Nel transito il viaggiatore è infatti in una sorta di terra di nessuno – titolo di un celebre libro dello stesso Leed dedicato all’identità personale in guerra –  non ha veramente lasciato ciò da cui proviene ma non ha nemmeno fatto i conti con lo sconosciuto, con l’arrivo che obbliga a mettersi in gioco per adattarsi ad una realtà nuova. Una messa in discussione che oggi spaventa, viviamo in un tempo dove di certezze c’è dannatamente bisogno e le trasformazioni fanno paura. Se aggiungiamo l’esibizionismo da social ecco un vero e proprio gioco di specchi, per cui il viaggio diventa uno spostamento che non sposta proprio nulla.

Uno dei vecchi trucchi dei viaggiatori è non raccontare il negativo, poche le eccezioni tra cui va segnalata quella di Manganelli con le sue lamentele dallo stile unico. Esporre i problemi avuti in viaggio è come confessare i filtri su Instagram, un pericoloso scendere dal piedistallo che potrebbe minare l’autostima. Da sempre il viaggiatore racconta, ma il racconto non è sempre verità perché ogni racconto ha un pubblico che vuole essere affascinato. Il problema è la mancanza di consapevolezza, la confusione tra verità e finzione; senza consapevolezza molto probabilmente autori come Claudio Magris avrebbero fatto un altro lavoro.

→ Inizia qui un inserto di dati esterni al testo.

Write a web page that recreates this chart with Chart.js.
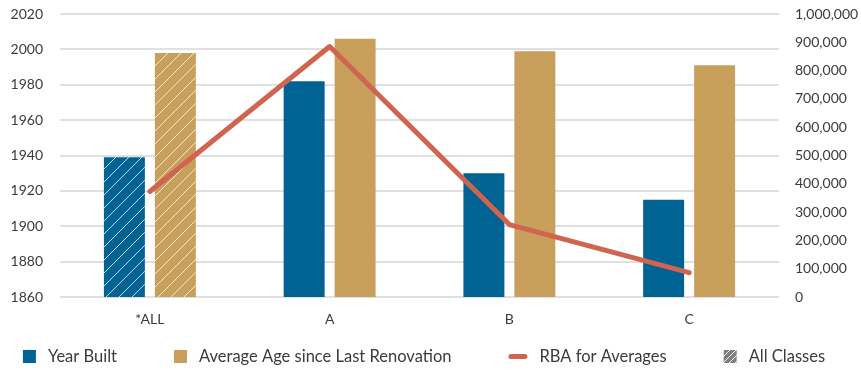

I viaggi, tra l’altro, provocano profondi ed ingenti danni: ambientali, gli spostamenti incidono pesantemente nell’inquinamento del pianeta; sociali, creano profonde diseguaglianze tra chi sa approfittare del turismo e chi no; culturali, devastano lo stile di vita locale dando una falsa illusione di ricchezza a cui tendere. Tutti aspetti sempre più al centro di studi e ricerche in vari settori, dall’economia all’ecologia. Molto probabilmente uno stop ai viaggi farebbe bene al pianeta, ma questo è presumibilmente impossibile nonostante la pandemia ci abbia mostrato come per la natura avere gli umani fermi non sia niente male.

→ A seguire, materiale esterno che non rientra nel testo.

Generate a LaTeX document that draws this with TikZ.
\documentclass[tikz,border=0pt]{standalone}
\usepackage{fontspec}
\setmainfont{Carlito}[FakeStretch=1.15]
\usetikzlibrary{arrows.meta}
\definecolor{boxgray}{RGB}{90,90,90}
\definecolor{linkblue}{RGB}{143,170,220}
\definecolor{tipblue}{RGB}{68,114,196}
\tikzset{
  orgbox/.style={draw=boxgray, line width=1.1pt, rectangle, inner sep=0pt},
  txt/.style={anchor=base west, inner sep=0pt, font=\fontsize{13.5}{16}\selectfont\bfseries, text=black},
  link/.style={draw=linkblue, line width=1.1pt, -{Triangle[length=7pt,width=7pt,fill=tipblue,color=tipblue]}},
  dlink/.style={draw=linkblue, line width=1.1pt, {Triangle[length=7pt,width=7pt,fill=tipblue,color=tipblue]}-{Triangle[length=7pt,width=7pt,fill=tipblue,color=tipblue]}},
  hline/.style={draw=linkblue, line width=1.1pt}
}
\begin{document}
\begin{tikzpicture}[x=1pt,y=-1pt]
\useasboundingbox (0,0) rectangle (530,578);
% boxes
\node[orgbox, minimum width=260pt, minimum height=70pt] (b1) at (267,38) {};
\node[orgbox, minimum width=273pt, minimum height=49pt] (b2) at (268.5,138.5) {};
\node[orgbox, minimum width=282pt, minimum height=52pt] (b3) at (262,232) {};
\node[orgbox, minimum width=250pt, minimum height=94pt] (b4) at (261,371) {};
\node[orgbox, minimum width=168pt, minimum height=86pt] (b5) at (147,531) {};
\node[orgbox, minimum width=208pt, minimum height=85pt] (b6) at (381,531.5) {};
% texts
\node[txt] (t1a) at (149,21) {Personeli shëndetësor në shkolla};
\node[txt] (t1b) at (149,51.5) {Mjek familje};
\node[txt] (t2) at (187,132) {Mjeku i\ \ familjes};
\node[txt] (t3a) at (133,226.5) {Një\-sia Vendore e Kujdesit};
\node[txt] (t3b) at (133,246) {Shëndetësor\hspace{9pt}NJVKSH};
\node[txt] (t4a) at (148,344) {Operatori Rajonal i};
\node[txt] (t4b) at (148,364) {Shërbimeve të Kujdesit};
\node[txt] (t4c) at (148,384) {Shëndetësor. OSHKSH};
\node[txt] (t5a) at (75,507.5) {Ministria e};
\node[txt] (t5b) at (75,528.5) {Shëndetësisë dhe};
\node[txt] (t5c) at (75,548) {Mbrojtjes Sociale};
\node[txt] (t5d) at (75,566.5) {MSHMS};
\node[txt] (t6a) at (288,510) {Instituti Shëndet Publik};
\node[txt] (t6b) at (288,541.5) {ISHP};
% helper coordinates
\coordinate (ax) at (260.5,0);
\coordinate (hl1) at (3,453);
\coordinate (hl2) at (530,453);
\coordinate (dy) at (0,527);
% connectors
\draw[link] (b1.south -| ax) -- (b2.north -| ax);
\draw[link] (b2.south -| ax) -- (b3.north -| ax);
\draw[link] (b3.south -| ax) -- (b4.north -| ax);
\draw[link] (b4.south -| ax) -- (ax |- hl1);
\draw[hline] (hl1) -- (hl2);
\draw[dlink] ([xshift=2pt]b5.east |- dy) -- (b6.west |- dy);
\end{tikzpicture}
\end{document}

Quindi viaggiare fa male? Personalmente credo il viaggio sia uno strumento e, come tutti gli strumenti, dipende da come lo si usa. La questione del viaggio va inserita in un contesto più ampio, di critica al sistema stesso in cui stiamo vivendo che, esattamente come rischia di fare il turismo, crea profonde disparità ma soprattutto spinge verso l’omologazione e la mancanza di pensiero autonomo. Non si può ripensare il viaggio senza tornare ad una vera cultura dell’incontro con l’altro, che non significa visitare lo zoo degli arretrati. Viaggiare può davvero fare bene, ma bisogna accettare il rischio di mettersi in gioco sul serio.